The round trip hike to the summit of Angels Landing is 5.2 miles with 1,578′ of elevation gain. The trail begins at the Grotto drop off point on the park’s shuttle system, which operates from early spring through late fall. It roughly follows the path of the Virgin River for some time, slowly gaining elevation in sandy terrain. As the trail gets steeper and leaves behind the river, it becomes paved. After a series of steep switchbacks, the trail goes through the area between Angels Landing and the Zion Canyon that is a gradual ascent. Walter’s Wiggles, a series of 21 steep switchbacks, are the last hurdle before Scout Lookout. Scout Lookout is generally the turnaround point for those who are unwilling to make the final summit push to the top of Angels Landing. The last half-mile of the trail is strenuous and littered with sharp drop offs and narrow paths. Chains to grip are provided for portions of the last half-mile to the top at 5,790 feet (1,760 m).
Historical and Cultural Information
Zion National Park is located in the Southwestern United States, near Springdale, Utah. A prominent feature of the 229-square-mile (590 km2) park is Zion Canyon, which is 15 miles (24 km) long and up to half a mile (800 m) deep, cut through the reddish and tan-colored Navajo Sandstone by the North Fork of the Virgin River. The lowest elevation is 3,666 ft (1,117 m) at Coalpits Wash and the highest elevation is 8,726 ft (2,660 m) at Horse Ranch Mountain. Located at the junction of the Colorado Plateau, Great Basin, and Mojave Desert regions, the park’s unique geography and variety of life zones allow for unusual plant and animal diversity. Numerous plant species as well as 289 species of birds, 75 mammals (including 19 species of bat), and 32 reptiles inhabit the park’s four life zones: desert, riparian, woodland, and coniferous forest. Zion National Park includes mountains, canyons, buttes, mesas, monoliths, rivers, slot canyons, and natural arches.
Human habitation of the area started about 8,000 years ago with small family groups of Native Americans; the semi-nomadic Basketmaker Anasazi(300 CE) stem from one of these groups. In turn, the Virgin Anasazi culture (500 CE) developed as the Basketmakers settled in permanent communities. A different group, the Parowan Fremont, lived in the area as well. Both groups moved away by 1300 and were replaced by the Parrusits and several other Southern Paiute subtribes. Mormons came into the area in 1858 and settled there in the early 1860s.
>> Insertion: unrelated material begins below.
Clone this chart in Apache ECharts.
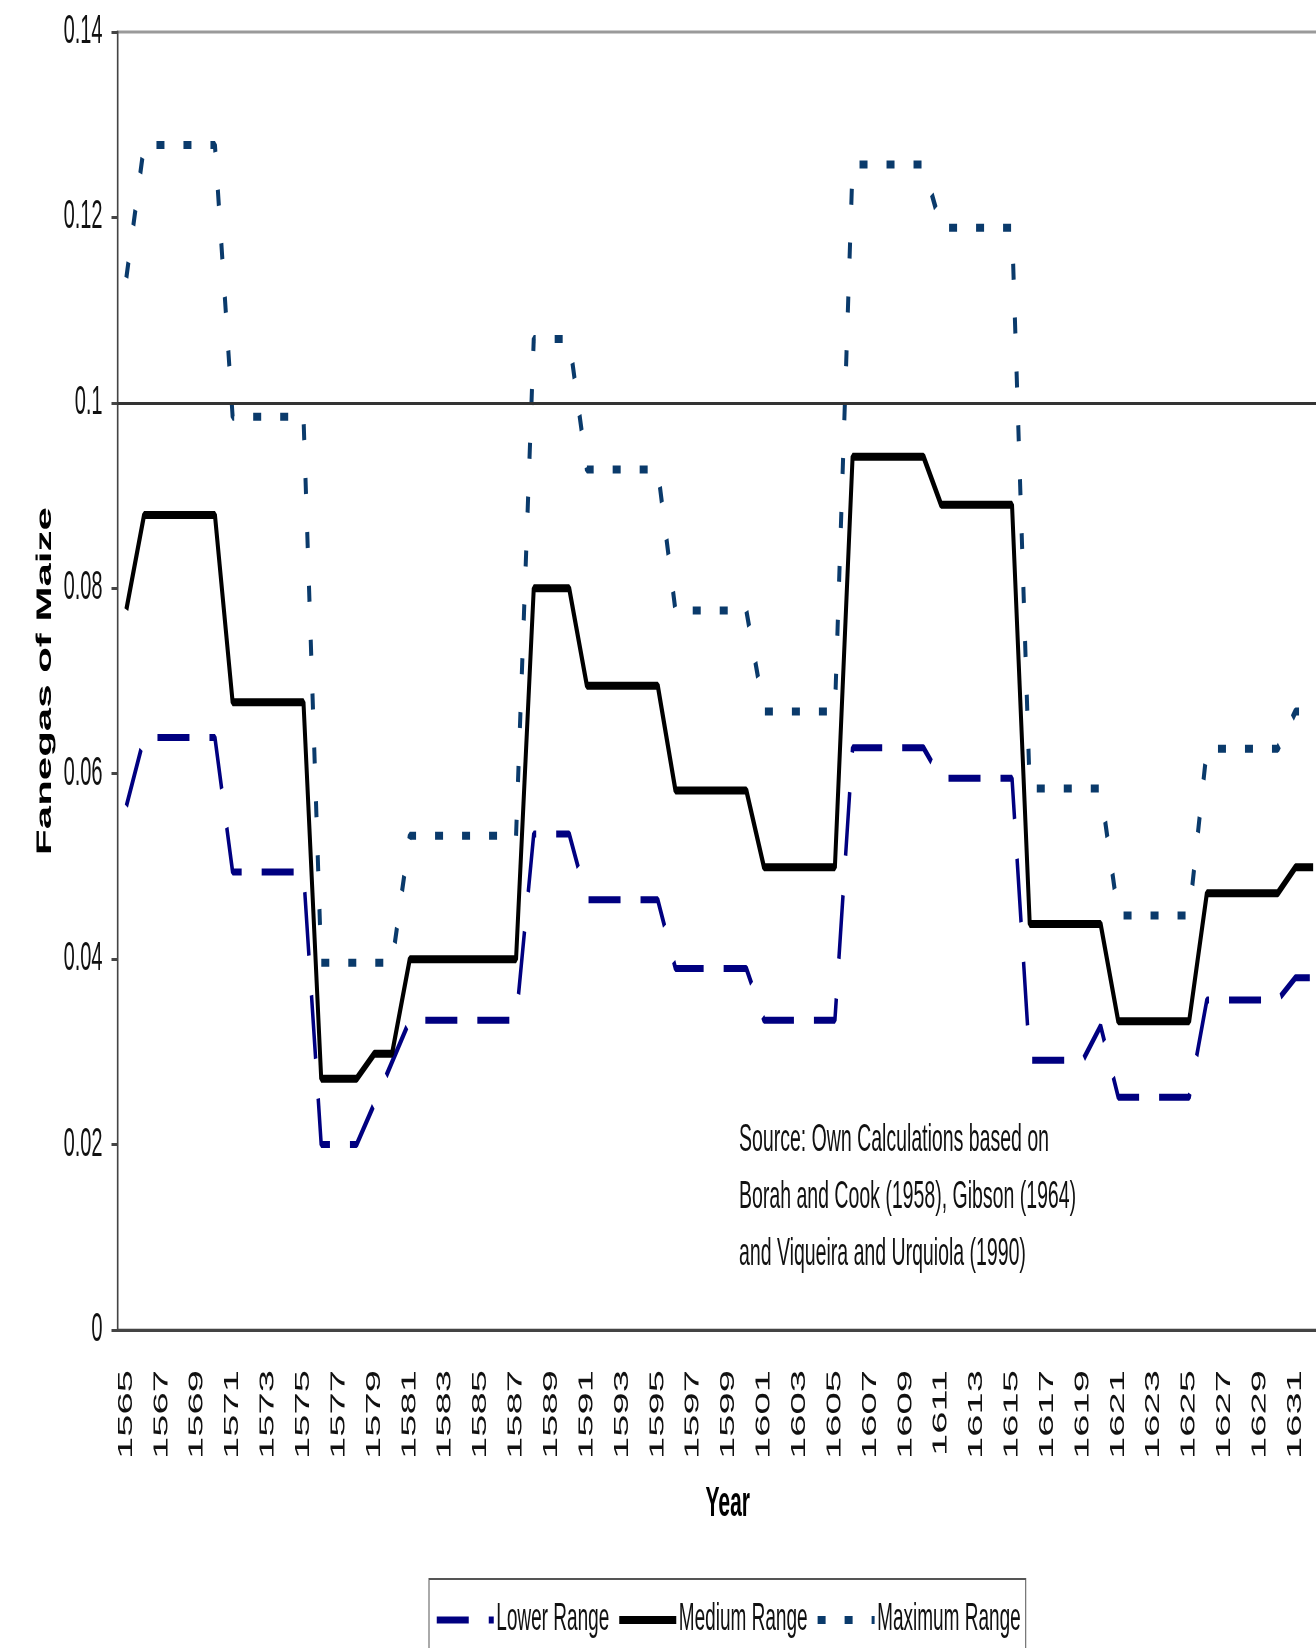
<!DOCTYPE html>
<html>
<head>
<meta charset="utf-8">
<script src="https://cdn.jsdelivr.net/npm/echarts@6/dist/echarts.min.js"></script>
<style>
  html, body { margin: 0; padding: 0; overflow: hidden; background: #fff; }
  #wrap { width: 1316px; height: 1648px; overflow: hidden; position: relative; }
  /* the reference is horizontally squeezed, so draw wide and squeeze it back */
  #chart { width: 2680px; height: 1648px; transform: scaleX(0.5); transform-origin: 0 0; }
</style>
</head>
<body>
<div id="wrap"><div id="chart"></div></div>
<script>
const years = [
  "1565","1566","1567","1568","1569","1570","1571","1572","1573","1574",
  "1575","1576","1577","1578","1579","1580","1581","1582","1583","1584",
  "1585","1586","1587","1588","1589","1590","1591","1592","1593","1594",
  "1595","1596","1597","1598","1599","1600","1601","1602","1603","1604",
  "1605","1606","1607","1608","1609","1610","1611","1612","1613","1614",
  "1615","1616","1617","1618","1619","1620","1621","1622","1623","1624",
  "1625","1626","1627","1628","1629","1630","1631","1632"
];

const lowerRange = [
  0.0565,
  0.0639, 0.0639, 0.0639, 0.0639, 0.0639,
  0.0494, 0.0494, 0.0494, 0.0494, 0.0494,
  0.0200, 0.0200, 0.0200, 0.0244, 0.0289,
  0.0334, 0.0334, 0.0334, 0.0334, 0.0334, 0.0334, 0.0334,
  0.0535, 0.0535, 0.0535,
  0.0464, 0.0464, 0.0464, 0.0464, 0.0464,
  0.0390, 0.0390, 0.0390, 0.0390, 0.0390,
  0.0334, 0.0334, 0.0334, 0.0334, 0.0334,
  0.0628, 0.0628, 0.0628, 0.0628, 0.0628,
  0.0595, 0.0595, 0.0595, 0.0595, 0.0595,
  0.0291, 0.0291, 0.0291, 0.0291, 0.0328,
  0.0251, 0.0251, 0.0251, 0.0251, 0.0251,
  0.0356, 0.0356, 0.0356, 0.0356, 0.0356,
  0.0380, 0.0380
];

const mediumRange = [
  0.0777,
  0.0879, 0.0879, 0.0879, 0.0879, 0.0879,
  0.0677, 0.0677, 0.0677, 0.0677, 0.0677,
  0.0271, 0.0271, 0.0271, 0.0298, 0.0298,
  0.0400, 0.0400, 0.0400, 0.0400, 0.0400, 0.0400, 0.0400,
  0.0800, 0.0800, 0.0800,
  0.0695, 0.0695, 0.0695, 0.0695, 0.0695,
  0.0582, 0.0582, 0.0582, 0.0582, 0.0582,
  0.0499, 0.0499, 0.0499, 0.0499, 0.0499,
  0.0942, 0.0942, 0.0942, 0.0942, 0.0942,
  0.0890, 0.0890, 0.0890, 0.0890, 0.0890,
  0.0438, 0.0438, 0.0438, 0.0438, 0.0438,
  0.0333, 0.0333, 0.0333, 0.0333, 0.0333,
  0.0471, 0.0471, 0.0471, 0.0471, 0.0471,
  0.0499, 0.0499
];

const maximumRange = [
  0.1135,
  0.1278, 0.1278, 0.1278, 0.1278, 0.1278,
  0.0985, 0.0985, 0.0985, 0.0985, 0.0985,
  0.0396, 0.0396, 0.0396, 0.0396, 0.0396,
  0.0533, 0.0533, 0.0533, 0.0533, 0.0533, 0.0533, 0.0533,
  0.1069, 0.1069, 0.1069,
  0.0928, 0.0928, 0.0928, 0.0928, 0.0928,
  0.0776, 0.0776, 0.0776, 0.0776, 0.0776,
  0.0667, 0.0667, 0.0667, 0.0667, 0.0667,
  0.1257, 0.1257, 0.1257, 0.1257, 0.1257,
  0.1189, 0.1189, 0.1189, 0.1189, 0.1189,
  0.0584, 0.0584, 0.0584, 0.0584, 0.0584,
  0.0447, 0.0447, 0.0447, 0.0447, 0.0447,
  0.0627, 0.0627, 0.0627, 0.0627, 0.0627,
  0.0667, 0.0667
];

const sourceLines = [
  "Source: Own Calculations based on",
  "Borah and Cook (1958), Gibson (1964)",
  "and Viqueira and Urquiola (1990)"
];

const font = "'Liberation Sans', Arial, sans-serif";

let my_chart = echarts.init(document.getElementById("chart"), null, { devicePixelRatio: 1 });
my_chart.setOption({
  animation: false,
  backgroundColor: "#fff",
  grid: {
    left: 235,
    right: 36,
    top: 32,
    bottom: 318,
    show: true,
    borderColor: "#9a9a9a",
    borderWidth: 3,
    outerBoundsMode: "none",
  },
  legend: {
    left: 858,
    top: 1579,
    itemWidth: 114,
    itemHeight: 20,
    itemGap: 16,
    padding: [22, 10, 40, 12],
    borderColor: "#555",
    borderWidth: 2,
    textStyle: { fontSize: 38, fontFamily: font, color: "#111" },
    lineStyle: { width: "inherit", type: "inherit" },
    itemStyle: { opacity: 0, borderWidth: 0 },
    data: ["Lower Range", "Medium Range", "Maximum Range"],
  },
  xAxis: {
    type: "category",
    data: years,
    boundaryGap: true,
    name: "Year",
    nameLocation: "middle",
    nameGap: 153,
    nameTextStyle: { fontSize: 42, fontWeight: "bold", fontFamily: font, color: "#000", padding: [0, 0, 0, 32] },
    axisLine: { lineStyle: { color: "#444", width: 3 } },
    axisTick: { interval: 0, length: 14, lineStyle: { color: "#444", width: 3 } },
    axisLabel: { interval: 1, rotate: 90, margin: 40, fontSize: 40, fontFamily: font, color: "#111" },
    splitLine: { show: false },
  },
  yAxis: {
    type: "value",
    min: 0,
    max: 0.14,
    interval: 0.02,
    name: "Fanegas of Maize",
    nameLocation: "middle",
    nameGap: 124,
    nameTextStyle: { fontSize: 42, fontWeight: "bold", fontFamily: font, color: "#000" },
    axisLine: { show: true, lineStyle: { color: "#444", width: 3 } },
    axisTick: { show: true, length: 12, lineStyle: { color: "#444", width: 3 } },
    axisLabel: { margin: 30, fontSize: 40, fontFamily: font, color: "#111" },
    splitLine: { show: false },
  },
  graphic: [
    {
      type: "text",
      left: 1478,
      top: 1112,
      style: {
        text: sourceLines.join("\n"),
        fontSize: 39,
        fontFamily: font,
        lineHeight: 57,
        fill: "#111",
      },
    },
  ],
  series: [
    {
      name: "Lower Range",
      type: "line",
      data: lowerRange,
      symbol: "none",
      lineStyle: { color: "#000080", width: 7, type: [64, 40] },
      itemStyle: { color: "#000080" },
      markLine: {
        silent: true,
        symbol: ["none", "none"],
        label: { show: false },
        lineStyle: { color: "#333", width: 3, type: "solid" },
        data: [{ yAxis: 0.1 }],
      },
    },
    {
      name: "Medium Range",
      type: "line",
      data: mediumRange,
      symbol: "none",
      lineStyle: { color: "#000", width: 8, type: "solid" },
      itemStyle: { color: "#000" },
    },
    {
      name: "Maximum Range",
      type: "line",
      data: maximumRange,
      symbol: "none",
      lineStyle: { color: "#0a3a6b", width: 8, type: [16, 38] },
      itemStyle: { color: "#0a3a6b" },
    },
  ],
});
</script>
</body>
</html>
In 1909 the President of the United States, William Howard Taft, named the area a National Monument to protect the canyon, under the name of Mukuntuweap National Monument. In 1918, however, the acting director of the newly created National Park Service changed the park’s name to Zion, the name used by the Mormons. The United States Congress established the monument as a National Park on November 19, 1919.